Erin Moore and Lanny Joyce
Robert Barker/University Photography
Lanny Joyce, left, and Erin Moore and have created Cornell's Building Dashboard, which provides energy data on 50 campus buildings.

Transparent is the new green.

Cornell’s new Building Dashboard website provides raw, real-time energy data – in a clear, unobstructed way – to educate the community with a goal to reduce campus energy consumption and step toward a smaller carbon footprint.

The interactive dashboard includes data on electricity, heating and cooling for 50 campus buildings, and that number is expected to grow to 97 next fiscal year.

“The data isn’t scrubbed with digital detergent. This is the real deal. If you want to know – right now – how much power Bard Hall or Day Hall or other buildings use, this up-to-the-minute website is for you,” says Erin Moore, Cornell’s energy outreach coordinator and manager of this Web project.

While anyone can use Cornell’s Building Dashboard, students, faculty and staff on the Engineering Quad can track energy use for the forthcoming “Think Big, Live Green” Energy Smackdown contest – starting this November – among buildings in the College of Engineering. The contest will focus on reducing plug load, turning off lights and finding new ways to save electricity. It runs through winter break.

The Building Dashboard features comparative widgets, a weather widget, sustainability videos, tabs for electricity comparisons, energy conservation tips, campus sustainability links, social media components, interactive discussions and a “click to commit” section dedicated to the Cornell community.

Information is power, Moore explains: “Real-time feedback can drive energy conservation in campus buildings and improve operational efficiency. This the first time that building energy usage is publicly available to the Cornell community – using a system that is easy to understand and fun to use,” she says.

Building Dashboard breaks down the electricity, heating and cooling data into measureable units, carbon dioxide outputs and money spent on energy. For example, one day in mid-October, Bard Hall on the Engineering Quad used 2,529 kilowatt-hours of electricity. For the academic year, so far by mid-October, Building Dashboard users can learn that Bard Hall will have used about $32,000 in electricity with an equivalent emission of nearly 182,000 pounds of carbon dioxide.

In another example, website viewers can see the photovoltaic production at Day Hall – which has solar panels on the roof – by day, week, month or year. Through a bar graph, Web viewers will understand how clouds hinder solar power production, while on sunny days it soars.

Beyond the energy facts, education and social media components are woven into the website. “The Building Dashboard is connected to social media and enables people to view, compare and share energy use information on the Web,” Moore says. “People are able to commit to energy-saving actions and participate in campuswide competitions that help reinforce specific actions on campus. When people save energy – as a collective – it impacts building energy usage and that is reflected on the Building Dashboard.”

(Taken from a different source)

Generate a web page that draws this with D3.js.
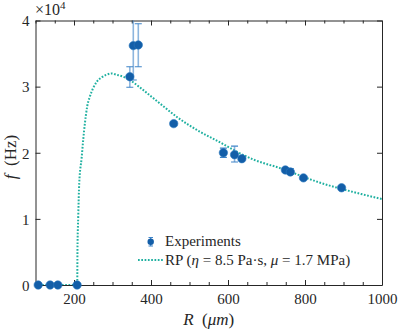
<!DOCTYPE html>
<html>
<head>
<meta charset="utf-8">
<script src="https://cdn.jsdelivr.net/npm/d3@7"></script>
</head>
<body style="margin:0">
<svg id="chart" width="399" height="330"></svg>
<script>
// Experiments: radius R (um), frequency f (x1e4 Hz) and error bar ends
var expR    = [107, 138, 158, 208, 345, 354, 367, 459, 588, 617, 636, 749, 762, 796, 895];
var expF    = [0, 0, 0, 0, 3.15, 3.62, 3.63, 2.44, 2.00, 1.97, 1.91, 1.74, 1.71, 1.62, 1.47];
var expLow  = [0, 0, 0, 0, 2.99, 3.10, 3.30, 2.41, 1.93, 1.86, 1.88, 1.71, 1.67, 1.60, 1.45];
var expHigh = [0, 0, 0, 0, 3.30, 4.30, 3.95, 2.47, 2.07, 2.10, 1.94, 1.77, 1.76, 1.64, 1.49];

// RP model curve
var rpR = [100, 150, 208.4, 209, 211, 213.6, 219.8, 224, 228.4, 234.3, 241.3, 250, 258.7,
           271.7, 284.6, 297.6, 310.6, 327.7, 345, 368.4, 420, 470, 526.5, 565.5, 669,
           734, 837.8, 950, 1000];
var rpF = [0, 0, 0, 0.53, 1.03, 1.54, 1.92, 2.20, 2.45, 2.70, 2.85, 2.98, 3.07,
           3.14, 3.18, 3.20, 3.18, 3.15, 3.10, 3.00, 2.76, 2.53, 2.32, 2.20, 1.89,
           1.77, 1.55, 1.37, 1.30];

var xTicks = [200, 400, 600, 800, 1000];
var xMinor = d3.range(100, 1001, 50);
var yTicks = [0, 1, 2, 3, 4];

var margin = { left: 35.5, right: 17, top: 20.5, bottom: 45 };
var W = 399, H = 330;
var serif = 'Liberation Serif';
var axisColor = '#262626';

var svg = d3.select('#chart');

var x = d3.scaleLinear().domain([100, 1000]).range([margin.left, W - margin.right]);
var y = d3.scaleLinear().domain([0, 4]).range([H - margin.bottom, margin.top]);

function label(sel, size) {
  return sel.attr('font-family', serif).attr('font-size', size).attr('fill', axisColor);
}

svg.append('clipPath').attr('id', 'clip')
  .append('rect')
    .attr('x', x(100)).attr('y', y(4))
    .attr('width', x(1000) - x(100)).attr('height', y(0) - y(4));

// Axes: inward ticks like the original, box on all sides
function tickLen(d) { return xTicks.indexOf(d) >= 0 ? 5 : 3; }

svg.append('g')
  .attr('transform', 'translate(0,' + y(0) + ')')
  .call(d3.axisBottom(x).tickValues(xMinor).tickSizeInner(0).tickSizeOuter(0)
    .tickFormat(function(d) { return xTicks.indexOf(d) >= 0 ? d : ''; }))
  .call(function(g) {
    label(g, 15);
    g.select('.domain').attr('stroke', axisColor);
    g.selectAll('.tick line').attr('y2', function(d) { return -tickLen(d); }).attr('stroke', axisColor);
    g.selectAll('.tick text').attr('dy', 0).attr('y', 19).attr('fill', axisColor);
  });

svg.append('g')
  .attr('transform', 'translate(0,' + y(4) + ')')
  .call(d3.axisTop(x).tickValues(xMinor).tickSizeInner(0).tickSizeOuter(0).tickFormat(''))
  .call(function(g) {
    g.select('.domain').attr('stroke', axisColor);
    g.selectAll('.tick line').attr('y2', function(d) { return tickLen(d); }).attr('stroke', axisColor);
  });

svg.append('g')
  .attr('transform', 'translate(' + x(100) + ',0)')
  .call(d3.axisLeft(y).tickValues(yTicks).tickSizeInner(0).tickSizeOuter(0).tickFormat(d3.format('d')))
  .call(function(g) {
    label(g, 15);
    g.select('.domain').attr('stroke', axisColor);
    g.selectAll('.tick line').attr('x2', 5).attr('stroke', axisColor);
    g.selectAll('.tick text').attr('x', -6).attr('dy', '0.35em').attr('fill', axisColor);
  });

svg.append('g')
  .attr('transform', 'translate(' + x(1000) + ',0)')
  .call(d3.axisRight(y).tickValues(yTicks).tickSizeInner(0).tickSizeOuter(0).tickFormat(''))
  .call(function(g) {
    g.select('.domain').attr('stroke', axisColor);
    g.selectAll('.tick line').attr('x2', -5).attr('stroke', axisColor);
  });

// Exponent label
var expo = label(svg.append('text'), 16).attr('x', 35).attr('y', 15);
expo.append('tspan').text('\u00d710');
expo.append('tspan').attr('dy', -6).attr('font-size', 11).text('4');

// Axis titles
var yl = label(svg.append('text'), 17)
  .attr('transform', 'translate(16,157) rotate(-90)')
  .attr('text-anchor', 'middle');
yl.append('tspan').attr('font-style', 'italic').text('f');
yl.append('tspan').text('\u2002(Hz)');

var xl = label(svg.append('text'), 17)
  .attr('x', (x(100) + x(1000)) / 2).attr('y', 325)
  .attr('text-anchor', 'middle');
xl.append('tspan').attr('font-style', 'italic').text('R');
xl.append('tspan').text('\u2002(');
xl.append('tspan').attr('font-style', 'italic').text('\u03bcm');
xl.append('tspan').text(')');

// RP curve
var teal = '#1fb0a0';
var line = d3.line()
  .x(function(d) { return x(d[0]); })
  .y(function(d) { return y(d[1]); })
  .curve(d3.curveMonotoneX);

var plot = svg.append('g').attr('clip-path', 'url(#clip)');

plot.append('path')
  .datum(d3.zip(rpR, rpF))
  .attr('d', line)
  .attr('fill', 'none')
  .attr('stroke', teal)
  .attr('stroke-width', 2)
  .attr('stroke-dasharray', '1.7,1.6');

// Experiments
var blue = '#135ea8';
var errBlue = '#3f84c8';
var pts = d3.range(expR.length).map(function(i) {
  return { r: expR[i], f: expF[i], lo: expLow[i], hi: expHigh[i] };
});

var errs = plot.selectAll('.err').data(pts.filter(function(d) { return d.hi > d.lo; }))
  .enter().append('g').classed('err', true);

errs.append('line')
  .attr('x1', function(d) { return x(d.r); })
  .attr('x2', function(d) { return x(d.r); })
  .attr('y1', function(d) { return y(d.lo); })
  .attr('y2', function(d) { return y(d.hi); })
  .attr('stroke', errBlue).attr('stroke-opacity', 0.6).attr('stroke-width', 1.6);

['lo', 'hi'].forEach(function(k) {
  errs.append('line')
    .attr('x1', function(d) { return x(d.r) - 3.5; })
    .attr('x2', function(d) { return x(d.r) + 3.5; })
    .attr('y1', function(d) { return y(d[k]); })
    .attr('y2', function(d) { return y(d[k]); })
    .attr('stroke', errBlue).attr('stroke-width', 1.1);
});

svg.selectAll('.pt').data(pts).enter().append('circle')
  .classed('pt', true)
  .attr('cx', function(d) { return x(d.r); })
  .attr('cy', function(d) { return y(d.f); })
  .attr('r', 4.2)
  .attr('fill', blue)
  .attr('stroke', '#2a78c0')
  .attr('stroke-width', 0.6);

// Legend
var leg = svg.append('g');
leg.append('line')
  .attr('x1', 150.7).attr('x2', 150.7).attr('y1', 237.5).attr('y2', 246)
  .attr('stroke', errBlue).attr('stroke-width', 1.2);
[237.5, 246].forEach(function(yy) {
  leg.append('line').attr('x1', 148.5).attr('x2', 153).attr('y1', yy).attr('y2', yy)
    .attr('stroke', errBlue).attr('stroke-width', 1);
});
leg.append('circle').attr('cx', 150.7).attr('cy', 241.7).attr('r', 3.2).attr('fill', blue);
label(leg.append('text'), 15).attr('x', 165).attr('y', 246).text('Experiments');

leg.append('line')
  .attr('x1', 138).attr('x2', 163).attr('y1', 260).attr('y2', 260)
  .attr('stroke', teal).attr('stroke-width', 2).attr('stroke-dasharray', '1.7,1.6');
var lt = label(leg.append('text'), 15).attr('x', 165).attr('y', 264.5);
lt.append('tspan').text('RP (');
lt.append('tspan').attr('font-style', 'italic').text('\u03b7');
lt.append('tspan').text(' = 8.5 Pa\u00b7s, ');
lt.append('tspan').attr('font-style', 'italic').text('\u03bc');
lt.append('tspan').text(' = 1.7 MPa)');
</script>
</body>
</html>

To encourage Building Dashboard visitors, the Cornell community can post a comment on the site’s discussion widget by Oct. 24. Participants are automatically entered in a prize raffle, and the comments post to Facebook.

Cornell commissioned Lucid Design Group, Oakland, Calif., to create the dashboard. Moore and Lanny Joyce, Cornell’s director of energy management, ensures the data is available and accurate, and they chose the initial buildings to highlight and the dashboard’s key components.